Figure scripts
---+---

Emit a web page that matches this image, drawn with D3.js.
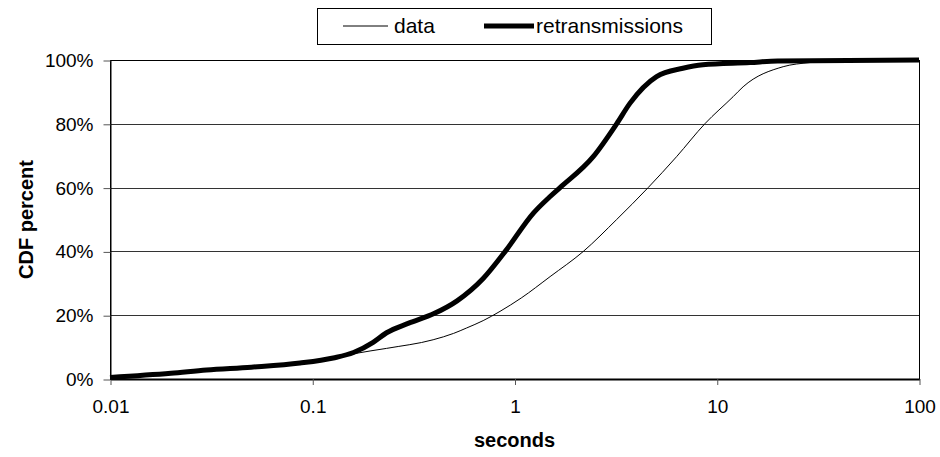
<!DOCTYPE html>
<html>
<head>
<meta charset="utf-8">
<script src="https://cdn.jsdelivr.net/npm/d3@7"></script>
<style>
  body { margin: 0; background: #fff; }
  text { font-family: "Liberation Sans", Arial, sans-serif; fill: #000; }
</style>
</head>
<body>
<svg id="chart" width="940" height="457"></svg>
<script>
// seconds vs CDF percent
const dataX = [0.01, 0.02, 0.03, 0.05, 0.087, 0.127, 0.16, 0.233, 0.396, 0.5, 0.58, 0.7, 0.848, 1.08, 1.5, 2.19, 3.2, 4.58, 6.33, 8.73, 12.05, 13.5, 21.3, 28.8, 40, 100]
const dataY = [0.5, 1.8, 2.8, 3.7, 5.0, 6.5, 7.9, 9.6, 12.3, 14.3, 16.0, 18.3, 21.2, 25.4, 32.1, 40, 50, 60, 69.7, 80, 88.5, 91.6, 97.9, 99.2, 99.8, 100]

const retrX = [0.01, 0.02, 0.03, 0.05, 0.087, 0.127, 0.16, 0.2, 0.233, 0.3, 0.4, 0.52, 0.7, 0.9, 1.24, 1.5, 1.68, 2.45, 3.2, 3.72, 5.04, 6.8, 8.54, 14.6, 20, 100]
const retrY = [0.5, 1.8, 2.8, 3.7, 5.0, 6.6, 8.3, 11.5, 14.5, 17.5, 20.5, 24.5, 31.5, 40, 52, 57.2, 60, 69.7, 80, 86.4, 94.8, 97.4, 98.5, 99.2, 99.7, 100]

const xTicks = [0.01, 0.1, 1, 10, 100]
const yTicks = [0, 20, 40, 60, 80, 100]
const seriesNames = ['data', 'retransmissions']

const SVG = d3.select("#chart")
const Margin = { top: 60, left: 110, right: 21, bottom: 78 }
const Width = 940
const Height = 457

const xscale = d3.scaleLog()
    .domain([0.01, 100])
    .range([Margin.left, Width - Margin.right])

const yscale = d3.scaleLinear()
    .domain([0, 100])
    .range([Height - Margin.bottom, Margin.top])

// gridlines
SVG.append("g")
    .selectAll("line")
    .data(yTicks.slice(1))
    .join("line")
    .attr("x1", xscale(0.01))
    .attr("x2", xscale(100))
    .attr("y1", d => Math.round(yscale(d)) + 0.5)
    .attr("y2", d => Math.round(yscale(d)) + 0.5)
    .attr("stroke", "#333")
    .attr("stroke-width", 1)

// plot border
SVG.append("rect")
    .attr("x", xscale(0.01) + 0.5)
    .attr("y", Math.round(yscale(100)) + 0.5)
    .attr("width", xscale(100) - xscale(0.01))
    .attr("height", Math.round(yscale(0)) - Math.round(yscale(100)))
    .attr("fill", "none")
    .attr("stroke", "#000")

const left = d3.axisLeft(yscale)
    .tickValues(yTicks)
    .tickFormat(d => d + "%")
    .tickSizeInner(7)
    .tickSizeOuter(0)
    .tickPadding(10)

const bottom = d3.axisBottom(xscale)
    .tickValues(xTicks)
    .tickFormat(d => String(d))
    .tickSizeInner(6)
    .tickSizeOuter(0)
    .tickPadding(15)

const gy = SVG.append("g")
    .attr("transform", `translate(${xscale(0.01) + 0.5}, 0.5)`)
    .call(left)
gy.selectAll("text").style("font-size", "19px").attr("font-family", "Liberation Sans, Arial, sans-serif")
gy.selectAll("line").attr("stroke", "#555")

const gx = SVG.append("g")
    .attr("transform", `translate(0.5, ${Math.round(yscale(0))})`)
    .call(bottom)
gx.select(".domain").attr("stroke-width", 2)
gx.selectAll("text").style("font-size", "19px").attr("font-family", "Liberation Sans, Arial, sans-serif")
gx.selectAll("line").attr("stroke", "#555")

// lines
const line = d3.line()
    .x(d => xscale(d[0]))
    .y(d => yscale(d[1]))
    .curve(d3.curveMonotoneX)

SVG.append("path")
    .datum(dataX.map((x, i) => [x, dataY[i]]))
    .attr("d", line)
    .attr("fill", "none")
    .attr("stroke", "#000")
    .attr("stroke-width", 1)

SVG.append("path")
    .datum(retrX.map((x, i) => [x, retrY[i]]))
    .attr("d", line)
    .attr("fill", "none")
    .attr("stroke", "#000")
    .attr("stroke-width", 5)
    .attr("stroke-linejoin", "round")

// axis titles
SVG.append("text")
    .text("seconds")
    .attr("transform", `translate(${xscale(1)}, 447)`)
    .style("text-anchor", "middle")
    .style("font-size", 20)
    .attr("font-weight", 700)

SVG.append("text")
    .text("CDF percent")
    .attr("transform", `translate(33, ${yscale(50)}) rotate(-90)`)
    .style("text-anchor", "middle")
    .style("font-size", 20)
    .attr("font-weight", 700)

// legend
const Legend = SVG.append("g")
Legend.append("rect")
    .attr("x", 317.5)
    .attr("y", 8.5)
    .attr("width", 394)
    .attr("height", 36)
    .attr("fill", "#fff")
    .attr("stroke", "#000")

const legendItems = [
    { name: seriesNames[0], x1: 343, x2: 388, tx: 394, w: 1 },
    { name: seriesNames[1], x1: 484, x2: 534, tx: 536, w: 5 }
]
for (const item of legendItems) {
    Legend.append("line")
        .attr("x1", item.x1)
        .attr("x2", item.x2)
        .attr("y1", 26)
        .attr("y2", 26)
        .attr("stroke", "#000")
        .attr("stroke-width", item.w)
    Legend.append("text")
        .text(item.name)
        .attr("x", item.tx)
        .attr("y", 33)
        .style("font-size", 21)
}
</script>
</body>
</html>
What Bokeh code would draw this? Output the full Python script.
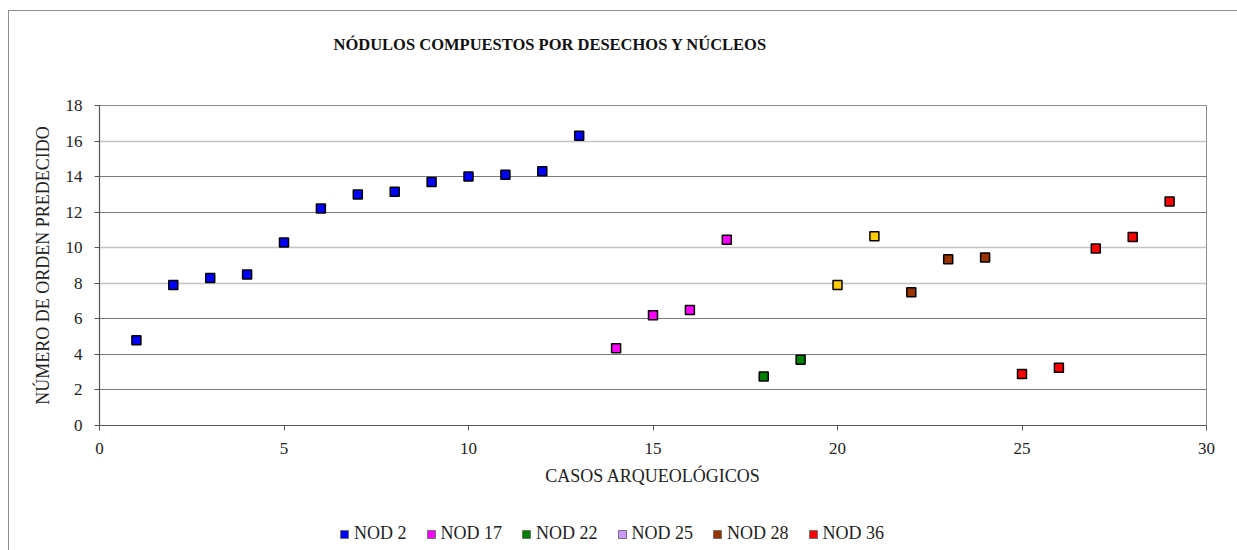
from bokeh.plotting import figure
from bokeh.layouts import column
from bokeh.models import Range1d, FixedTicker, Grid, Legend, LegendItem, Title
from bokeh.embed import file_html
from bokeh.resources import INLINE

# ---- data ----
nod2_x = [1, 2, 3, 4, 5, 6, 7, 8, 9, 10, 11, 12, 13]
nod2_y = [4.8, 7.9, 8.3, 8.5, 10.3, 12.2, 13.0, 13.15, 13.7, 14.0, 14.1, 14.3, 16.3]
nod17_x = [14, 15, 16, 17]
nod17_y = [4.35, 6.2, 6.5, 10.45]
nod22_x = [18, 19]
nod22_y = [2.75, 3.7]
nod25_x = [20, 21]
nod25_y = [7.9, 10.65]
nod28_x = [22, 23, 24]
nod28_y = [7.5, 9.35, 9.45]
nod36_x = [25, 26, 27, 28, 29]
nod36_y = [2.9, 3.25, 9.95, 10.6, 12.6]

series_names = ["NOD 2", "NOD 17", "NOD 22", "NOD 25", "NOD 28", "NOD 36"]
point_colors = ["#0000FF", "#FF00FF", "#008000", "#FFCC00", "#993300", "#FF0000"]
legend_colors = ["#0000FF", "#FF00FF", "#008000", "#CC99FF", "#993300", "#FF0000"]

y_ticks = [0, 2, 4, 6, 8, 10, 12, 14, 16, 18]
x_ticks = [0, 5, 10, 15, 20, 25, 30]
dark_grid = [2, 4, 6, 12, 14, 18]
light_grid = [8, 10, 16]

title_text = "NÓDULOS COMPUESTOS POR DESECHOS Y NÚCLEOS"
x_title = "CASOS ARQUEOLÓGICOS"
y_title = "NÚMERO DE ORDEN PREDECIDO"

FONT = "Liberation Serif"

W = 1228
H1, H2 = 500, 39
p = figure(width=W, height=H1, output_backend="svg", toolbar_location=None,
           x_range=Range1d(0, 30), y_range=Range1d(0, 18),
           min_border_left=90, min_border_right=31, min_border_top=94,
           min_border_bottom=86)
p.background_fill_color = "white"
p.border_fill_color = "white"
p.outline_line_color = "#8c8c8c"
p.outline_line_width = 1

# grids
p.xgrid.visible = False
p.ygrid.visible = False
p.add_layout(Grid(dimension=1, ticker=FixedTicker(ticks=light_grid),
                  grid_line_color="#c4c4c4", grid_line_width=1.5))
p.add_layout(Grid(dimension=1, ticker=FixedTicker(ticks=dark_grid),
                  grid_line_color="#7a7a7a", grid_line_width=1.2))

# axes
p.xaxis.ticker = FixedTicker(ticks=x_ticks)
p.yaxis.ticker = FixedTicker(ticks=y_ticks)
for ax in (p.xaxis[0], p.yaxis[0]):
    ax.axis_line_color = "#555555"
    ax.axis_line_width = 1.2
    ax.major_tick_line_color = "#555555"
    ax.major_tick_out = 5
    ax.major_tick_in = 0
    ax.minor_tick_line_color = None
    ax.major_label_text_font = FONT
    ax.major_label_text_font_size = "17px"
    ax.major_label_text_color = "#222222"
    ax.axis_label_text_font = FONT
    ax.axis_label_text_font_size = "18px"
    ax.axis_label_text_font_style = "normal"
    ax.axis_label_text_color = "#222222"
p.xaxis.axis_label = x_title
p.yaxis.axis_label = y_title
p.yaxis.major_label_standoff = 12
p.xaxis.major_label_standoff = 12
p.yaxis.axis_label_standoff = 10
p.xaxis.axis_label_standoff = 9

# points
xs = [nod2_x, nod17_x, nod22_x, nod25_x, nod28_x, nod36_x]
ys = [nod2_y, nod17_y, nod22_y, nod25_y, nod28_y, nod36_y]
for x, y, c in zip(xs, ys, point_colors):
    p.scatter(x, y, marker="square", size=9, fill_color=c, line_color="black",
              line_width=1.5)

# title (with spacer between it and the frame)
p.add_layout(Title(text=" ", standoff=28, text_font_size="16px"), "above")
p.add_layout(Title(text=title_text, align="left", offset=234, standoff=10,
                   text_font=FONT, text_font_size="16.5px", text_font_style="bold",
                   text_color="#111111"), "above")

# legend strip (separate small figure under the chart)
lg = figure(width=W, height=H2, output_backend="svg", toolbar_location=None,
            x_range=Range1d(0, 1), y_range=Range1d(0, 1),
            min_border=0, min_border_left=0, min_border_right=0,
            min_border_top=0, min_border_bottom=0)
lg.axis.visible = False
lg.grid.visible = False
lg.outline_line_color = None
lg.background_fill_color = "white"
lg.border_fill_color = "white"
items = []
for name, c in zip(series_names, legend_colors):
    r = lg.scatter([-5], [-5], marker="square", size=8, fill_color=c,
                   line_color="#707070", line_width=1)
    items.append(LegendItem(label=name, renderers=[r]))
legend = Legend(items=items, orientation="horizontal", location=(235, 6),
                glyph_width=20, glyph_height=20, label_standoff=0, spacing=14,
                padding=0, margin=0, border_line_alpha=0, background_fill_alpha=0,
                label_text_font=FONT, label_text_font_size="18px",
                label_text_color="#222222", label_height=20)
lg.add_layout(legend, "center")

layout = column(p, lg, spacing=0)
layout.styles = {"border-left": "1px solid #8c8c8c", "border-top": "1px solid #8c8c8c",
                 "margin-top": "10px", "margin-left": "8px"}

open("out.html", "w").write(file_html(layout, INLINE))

---+---

:: To do ::
Make an exact copy of the lines from the one with "What Bokeh code" through the one with "p.outline_line_width = 1", both ends in, and nothing else. Drop every picture.

:: Response ::
What Bokeh code would draw this? Output the full Python script.
from bokeh.plotting import figure
from bokeh.layouts import column
from bokeh.models import Range1d, FixedTicker, Grid, Legend, LegendItem, Title
from bokeh.embed import file_html
from bokeh.resources import INLINE

# ---- data ----
nod2_x = [1, 2, 3, 4, 5, 6, 7, 8, 9, 10, 11, 12, 13]
nod2_y = [4.8, 7.9, 8.3, 8.5, 10.3, 12.2, 13.0, 13.15, 13.7, 14.0, 14.1, 14.3, 16.3]
nod17_x = [14, 15, 16, 17]
nod17_y = [4.35, 6.2, 6.5, 10.45]
nod22_x = [18, 19]
nod22_y = [2.75, 3.7]
nod25_x = [20, 21]
nod25_y = [7.9, 10.65]
nod28_x = [22, 23, 24]
nod28_y = [7.5, 9.35, 9.45]
nod36_x = [25, 26, 27, 28, 29]
nod36_y = [2.9, 3.25, 9.95, 10.6, 12.6]

series_names = ["NOD 2", "NOD 17", "NOD 22", "NOD 25", "NOD 28", "NOD 36"]
point_colors = ["#0000FF", "#FF00FF", "#008000", "#FFCC00", "#993300", "#FF0000"]
legend_colors = ["#0000FF", "#FF00FF", "#008000", "#CC99FF", "#993300", "#FF0000"]

y_ticks = [0, 2, 4, 6, 8, 10, 12, 14, 16, 18]
x_ticks = [0, 5, 10, 15, 20, 25, 30]
dark_grid = [2, 4, 6, 12, 14, 18]
light_grid = [8, 10, 16]

title_text = "NÓDULOS COMPUESTOS POR DESECHOS Y NÚCLEOS"
x_title = "CASOS ARQUEOLÓGICOS"
y_title = "NÚMERO DE ORDEN PREDECIDO"

FONT = "Liberation Serif"

W = 1228
H1, H2 = 500, 39
p = figure(width=W, height=H1, output_backend="svg", toolbar_location=None,
           x_range=Range1d(0, 30), y_range=Range1d(0, 18),
           min_border_left=90, min_border_right=31, min_border_top=94,
           min_border_bottom=86)
p.background_fill_color = "white"
p.border_fill_color = "white"
p.outline_line_color = "#8c8c8c"
p.outline_line_width = 1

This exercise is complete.